### Available data
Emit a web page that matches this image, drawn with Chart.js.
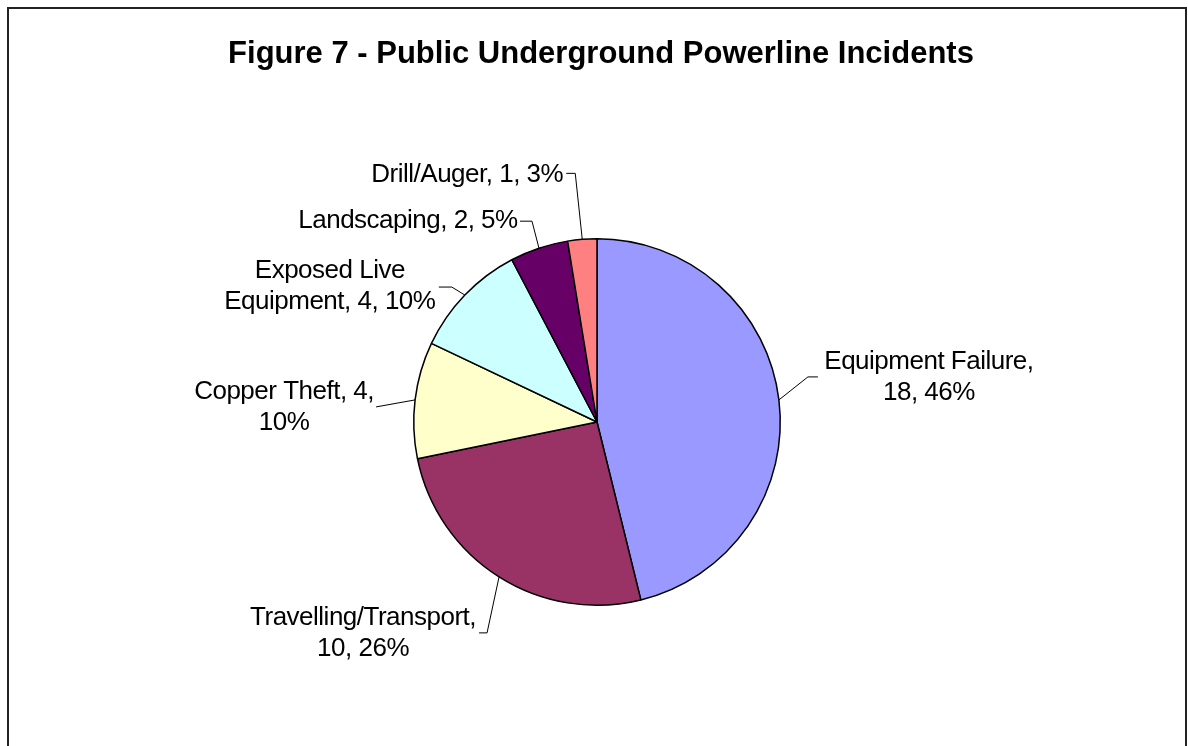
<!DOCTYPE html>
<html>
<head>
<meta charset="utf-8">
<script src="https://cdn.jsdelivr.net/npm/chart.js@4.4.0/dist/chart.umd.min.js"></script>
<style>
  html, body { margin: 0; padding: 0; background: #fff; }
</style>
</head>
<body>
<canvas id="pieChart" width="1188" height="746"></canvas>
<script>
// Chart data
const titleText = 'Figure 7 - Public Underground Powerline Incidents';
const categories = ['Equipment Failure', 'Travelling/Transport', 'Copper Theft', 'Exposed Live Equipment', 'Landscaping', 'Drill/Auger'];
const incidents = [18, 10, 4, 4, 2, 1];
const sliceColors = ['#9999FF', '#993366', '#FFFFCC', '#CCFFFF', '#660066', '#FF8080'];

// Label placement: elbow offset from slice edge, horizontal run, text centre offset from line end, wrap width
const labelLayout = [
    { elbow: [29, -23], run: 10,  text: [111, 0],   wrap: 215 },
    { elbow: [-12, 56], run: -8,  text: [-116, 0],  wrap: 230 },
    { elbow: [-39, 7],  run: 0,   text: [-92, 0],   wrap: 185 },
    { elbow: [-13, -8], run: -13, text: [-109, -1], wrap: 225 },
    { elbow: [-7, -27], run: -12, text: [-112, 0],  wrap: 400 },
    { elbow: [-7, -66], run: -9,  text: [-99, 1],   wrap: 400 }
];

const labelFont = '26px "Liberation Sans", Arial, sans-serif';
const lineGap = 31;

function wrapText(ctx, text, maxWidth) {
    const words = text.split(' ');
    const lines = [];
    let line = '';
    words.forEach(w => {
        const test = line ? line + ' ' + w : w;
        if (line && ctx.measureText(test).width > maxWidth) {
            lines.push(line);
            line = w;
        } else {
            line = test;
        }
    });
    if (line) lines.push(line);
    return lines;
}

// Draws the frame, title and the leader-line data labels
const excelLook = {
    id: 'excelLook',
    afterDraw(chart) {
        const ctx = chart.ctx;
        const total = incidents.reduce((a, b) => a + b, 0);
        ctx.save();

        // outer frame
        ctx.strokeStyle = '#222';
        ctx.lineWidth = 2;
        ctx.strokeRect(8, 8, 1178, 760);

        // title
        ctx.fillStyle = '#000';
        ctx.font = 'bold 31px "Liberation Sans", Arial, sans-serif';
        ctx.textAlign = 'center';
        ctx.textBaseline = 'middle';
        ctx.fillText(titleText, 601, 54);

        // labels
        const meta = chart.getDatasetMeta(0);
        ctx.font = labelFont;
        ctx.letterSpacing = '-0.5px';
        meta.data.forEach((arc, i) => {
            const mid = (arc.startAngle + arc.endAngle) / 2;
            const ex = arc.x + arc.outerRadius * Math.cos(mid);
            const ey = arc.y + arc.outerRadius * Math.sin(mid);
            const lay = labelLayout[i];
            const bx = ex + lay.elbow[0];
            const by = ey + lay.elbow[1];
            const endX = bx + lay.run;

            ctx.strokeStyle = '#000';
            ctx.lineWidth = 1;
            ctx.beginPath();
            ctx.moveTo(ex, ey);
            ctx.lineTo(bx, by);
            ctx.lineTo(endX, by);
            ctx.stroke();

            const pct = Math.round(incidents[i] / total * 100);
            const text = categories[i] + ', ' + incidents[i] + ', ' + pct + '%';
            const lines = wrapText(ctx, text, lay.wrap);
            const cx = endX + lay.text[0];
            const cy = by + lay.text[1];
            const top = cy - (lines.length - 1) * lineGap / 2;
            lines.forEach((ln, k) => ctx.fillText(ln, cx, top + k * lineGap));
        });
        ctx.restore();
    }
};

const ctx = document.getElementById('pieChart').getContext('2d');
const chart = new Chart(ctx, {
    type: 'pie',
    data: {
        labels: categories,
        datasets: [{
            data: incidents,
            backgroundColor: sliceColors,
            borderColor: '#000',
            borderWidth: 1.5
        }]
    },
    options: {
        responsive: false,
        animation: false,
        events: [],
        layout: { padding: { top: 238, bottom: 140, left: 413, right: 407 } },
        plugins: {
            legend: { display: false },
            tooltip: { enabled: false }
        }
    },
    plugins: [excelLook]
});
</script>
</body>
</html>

### Problem statement
Omitting all images, print the listing exactly.

### Solution
Emit a web page that matches this image, drawn with Chart.js.
<!DOCTYPE html>
<html>
<head>
<meta charset="utf-8">
<script src="https://cdn.jsdelivr.net/npm/chart.js@4.4.0/dist/chart.umd.min.js"></script>
<style>
  html, body { margin: 0; padding: 0; background: #fff; }
</style>
</head>
<body>
<canvas id="pieChart" width="1188" height="746"></canvas>
<script>
// Chart data
const titleText = 'Figure 7 - Public Underground Powerline Incidents';
const categories = ['Equipment Failure', 'Travelling/Transport', 'Copper Theft', 'Exposed Live Equipment', 'Landscaping', 'Drill/Auger'];
const incidents = [18, 10, 4, 4, 2, 1];
const sliceColors = ['#9999FF', '#993366', '#FFFFCC', '#CCFFFF', '#660066', '#FF8080'];

// Label placement: elbow offset from slice edge, horizontal run, text centre offset from line end, wrap width
const labelLayout = [
    { elbow: [29, -23], run: 10,  text: [111, 0],   wrap: 215 },
    { elbow: [-12, 56], run: -8,  text: [-116, 0],  wrap: 230 },
    { elbow: [-39, 7],  run: 0,   text: [-92, 0],   wrap: 185 },
    { elbow: [-13, -8], run: -13, text: [-109, -1], wrap: 225 },
    { elbow: [-7, -27], run: -12, text: [-112, 0],  wrap: 400 },
    { elbow: [-7, -66], run: -9,  text: [-99, 1],   wrap: 400 }
];

const labelFont = '26px "Liberation Sans", Arial, sans-serif';
const lineGap = 31;

function wrapText(ctx, text, maxWidth) {
    const words = text.split(' ');
    const lines = [];
    let line = '';
    words.forEach(w => {
        const test = line ? line + ' ' + w : w;
        if (line && ctx.measureText(test).width > maxWidth) {
            lines.push(line);
            line = w;
        } else {
            line = test;
        }
    });
    if (line) lines.push(line);
    return lines;
}

// Draws the frame, title and the leader-line data labels
const excelLook = {
    id: 'excelLook',
    afterDraw(chart) {
        const ctx = chart.ctx;
        const total = incidents.reduce((a, b) => a + b, 0);
        ctx.save();

        // outer frame
        ctx.strokeStyle = '#222';
        ctx.lineWidth = 2;
        ctx.strokeRect(8, 8, 1178, 760);

        // title
        ctx.fillStyle = '#000';
        ctx.font = 'bold 31px "Liberation Sans", Arial, sans-serif';
        ctx.textAlign = 'center';
        ctx.textBaseline = 'middle';
        ctx.fillText(titleText, 601, 54);

        // labels
        const meta = chart.getDatasetMeta(0);
        ctx.font = labelFont;
        ctx.letterSpacing = '-0.5px';
        meta.data.forEach((arc, i) => {
            const mid = (arc.startAngle + arc.endAngle) / 2;
            const ex = arc.x + arc.outerRadius * Math.cos(mid);
            const ey = arc.y + arc.outerRadius * Math.sin(mid);
            const lay = labelLayout[i];
            const bx = ex + lay.elbow[0];
            const by = ey + lay.elbow[1];
            const endX = bx + lay.run;

            ctx.strokeStyle = '#000';
            ctx.lineWidth = 1;
            ctx.beginPath();
            ctx.moveTo(ex, ey);
            ctx.lineTo(bx, by);
            ctx.lineTo(endX, by);
            ctx.stroke();

            const pct = Math.round(incidents[i] / total * 100);
            const text = categories[i] + ', ' + incidents[i] + ', ' + pct + '%';
            const lines = wrapText(ctx, text, lay.wrap);
            const cx = endX + lay.text[0];
            const cy = by + lay.text[1];
            const top = cy - (lines.length - 1) * lineGap / 2;
            lines.forEach((ln, k) => ctx.fillText(ln, cx, top + k * lineGap));
        });
        ctx.restore();
    }
};

const ctx = document.getElementById('pieChart').getContext('2d');
const chart = new Chart(ctx, {
    type: 'pie',
    data: {
        labels: categories,
        datasets: [{
            data: incidents,
            backgroundColor: sliceColors,
            borderColor: '#000',
            borderWidth: 1.5
        }]
    },
    options: {
        responsive: false,
        animation: false,
        events: [],
        layout: { padding: { top: 238, bottom: 140, left: 413, right: 407 } },
        plugins: {
            legend: { display: false },
            tooltip: { enabled: false }
        }
    },
    plugins: [excelLook]
});
</script>
</body>
</html>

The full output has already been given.